An Ode to Cormorants
Why fish where these winged gluttons reside? 
It's all about the tarpon!



The Golden Goose
If you've ever fished the mangrove edge for bonefish, permit or tarpon, you have no doubt run across a rather odd winged creature that blurs the line between a duck and a fish. Looking like a cross between Daffy Duck and Groucho Marks, cormorants swim superbly enabling them to easily chase down fish underwater. But perch them on a branch and the price they have paid for their underwater abilities will eventually be revealed. For when a perching cormorant is spooked, their propensities for being aerially challenged soon become evident. Jonathan Seagull they are not... more like Jonathan Freefall.





When a skiff enters a rookery, cormorants flush from the mangrove bushes and desperately try to achieve something akin to flight. Depending on the weight of the partially digested fish payload they carry, cormorants either drop sickeningly to the water surface where they flap wings in a vain effort to get airborne or, if they have a few less fish in the tank, drop to furiously beat wings and slap the water with webbed feet before gaining enough speed to reach lift-off. Launch a cast into the path of a panicked cormorant and you’re looking for a bird’s nest of a different color. Fly line intersecting cormorant always means trouble.


Cormorants that have eaten way too many sardines automatically abandon any attempt at flight and upon impact with the water, immediately dive taking their distended bellies with them. Reemerging many yards away, cormorants can look surprising like a rolling tarpon... especially to an angler all drugged up on adrenaline and tarpon dreams.

So why fish where these silly, overloaded, winged gluttons reside? It’s all about the tarpon. When you eat like a cormorant, which is a lot... you poop like a cormorant... which again, is a lot. This potent concoction falls from the cormorant’s precarious perch and enters an aquatic food chain that begins only a few feet below. Bacteria grows easily in this enriched, let’s call it fertilized, water. Soon, plankton count their lucky stars while feeding on the heaven sent bounty brewing in this bacterial bouillabaisse. Small invertebrates gorge on these plankton and protozoan feed on the plankton and so it goes on and on up the line. Shrimp, crabs and sardines bless father cormorant before gorging on the millions of minute krill or the collected organic detritus they leave behind. At the top of this food chain are the tarpon. They come for the bounty the cormorant droppings eventually provide and with the tarpon, come the anglers. It's simple math; more cormorants mean an enhanced broth and a richer soup means more food for the tarpon’s prey. To put it another way, more guano creates more food and more food means more tarpon. An elegant, if not a bit disgusting, system.
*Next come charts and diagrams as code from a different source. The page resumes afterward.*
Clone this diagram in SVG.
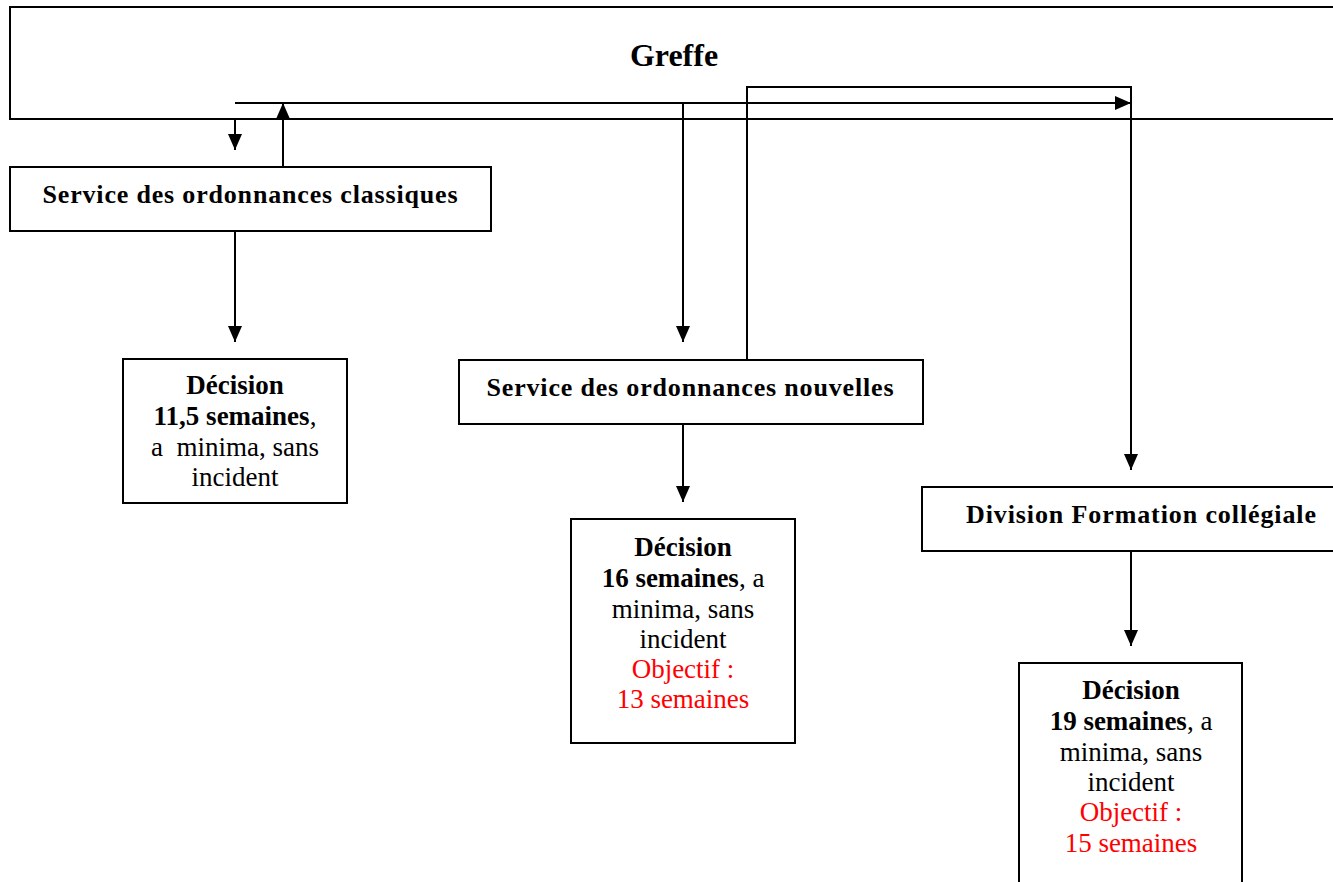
<svg xmlns="http://www.w3.org/2000/svg" width="1333" height="882" viewBox="0 0 1333 882" font-family="Liberation Serif">
<style>
.box{fill:#fff;stroke:#000;stroke-width:2}
.ln{fill:none;stroke:#000;stroke-width:2}
.t{font-family:'Liberation Serif',serif;font-size:27px;fill:#000;text-anchor:middle}
.b{font-weight:bold}
.title{font-family:'Liberation Serif',serif;font-size:26px;font-weight:bold;fill:#000;text-anchor:middle}
.red{fill:#ff0000}
</style>
<defs>
<marker id="ah" viewBox="0 0 16 14" refX="16" refY="7" markerWidth="16" markerHeight="14" markerUnits="userSpaceOnUse" orient="auto">
<path d="M0,0 L16,7 L0,14 z" fill="#000"/>
</marker>
</defs>
<rect width="1333" height="882" fill="#fff"/>

<g id="greffe">
<rect class="box" x="10" y="7" width="1340" height="112"/>
<text class="title" font-family="Liberation Serif" x="674" y="66" style="font-size:32px">Greffe</text>
</g>

<g id="classiques">
<rect class="box" x="10" y="167" width="481" height="64"/>
<text class="title" font-family="Liberation Serif" x="250" y="203" textLength="415" lengthAdjust="spacing">Service des ordonnances classiques</text>
</g>

<g id="nouvelles">
<rect class="box" x="459" y="360" width="464" height="64"/>
<text class="title" font-family="Liberation Serif" x="690" y="396" textLength="407" lengthAdjust="spacing">Service des ordonnances nouvelles</text>
</g>

<g id="division">
<rect class="box" x="922" y="487" width="430" height="64"/>
<text class="title" font-family="Liberation Serif" x="1141" y="523" textLength="350" lengthAdjust="spacing">Division Formation collégiale</text>
</g>

<g id="decision1">
<rect class="box" x="123" y="359" width="224" height="144"/>
<text class="t" font-family="Liberation Serif" xml:space="preserve"><tspan class="b" x="235" y="394">Décision</tspan><tspan x="235" y="425"><tspan class="b">11,5 semaines</tspan>,</tspan><tspan x="235" y="456">a  minima, sans</tspan><tspan x="235" y="486">incident</tspan></text>
</g>

<g id="decision2">
<rect class="box" x="571" y="519" width="224" height="224"/>
<text class="t" font-family="Liberation Serif"><tspan class="b" x="683" y="556">Décision</tspan><tspan x="683" y="587"><tspan class="b">16 semaines</tspan>, a</tspan><tspan x="683" y="618">minima, sans</tspan><tspan x="683" y="648">incident</tspan><tspan class="red" x="683" y="678">Objectif :</tspan><tspan class="red" x="683" y="708">13 semaines</tspan></text>
</g>

<g id="decision3">
<rect class="box" x="1019" y="663" width="223" height="260"/>
<text class="t" font-family="Liberation Serif"><tspan class="b" x="1131" y="699">Décision</tspan><tspan x="1131" y="730"><tspan class="b">19 semaines</tspan>, a</tspan><tspan x="1131" y="761">minima, sans</tspan><tspan x="1131" y="791">incident</tspan><tspan class="red" x="1131" y="821">Objectif :</tspan><tspan class="red" x="1131" y="852">15 semaines</tspan></text>
</g>

<g id="connectors">
<path class="ln" d="M235,119 V150" marker-end="url(#ah)"/>
<path class="ln" d="M283,167 V103" marker-end="url(#ah)"/>
<path class="ln" d="M235,103 H1131" marker-end="url(#ah)"/>
<path class="ln" d="M683,103 V342" marker-end="url(#ah)"/>
<path class="ln" d="M747,360 V87 H1131 V470" marker-end="url(#ah)"/>
<path class="ln" d="M235,231 V342" marker-end="url(#ah)"/>
<path class="ln" d="M683,424 V502" marker-end="url(#ah)"/>
<path class="ln" d="M1131,551 V646" marker-end="url(#ah)"/>
</g>
</svg>
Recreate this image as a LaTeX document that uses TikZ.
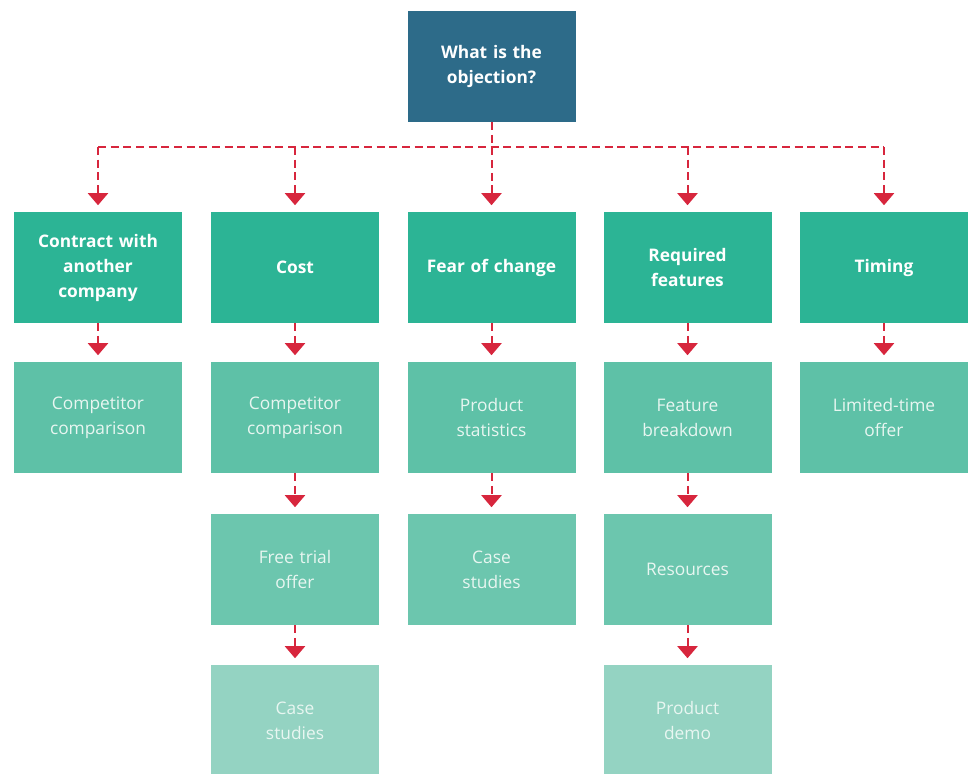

I have heard it said by some that cormorants need to be killed because they eat baby tarpon. Perhaps we shouldn’t be so judgmental about cormorants. Perhaps we should be glad these ancient avians do their digesting where they do. Perhaps we should be glad they haven’t better mastered the air. Perhaps we should be pleased they only use flight to get to the fishing grounds and then trundle home again headed straight for the mangroves. Perhaps those that damn cormorants haven’t learned the most basic rule of fishing... Do not mess with Mother Nature! Let her be! She has things pretty well worked out and her devices usually work to the benefit of the angler. Mess with her and you just may be killing the goose that laid the golden egg. Although in this case, it may not be a goose, but a cormorant and it may not be an egg, but a pile of… OK, OK, you get the picture. So let’s all bless the cormorants. The tarpon undoubtedly do!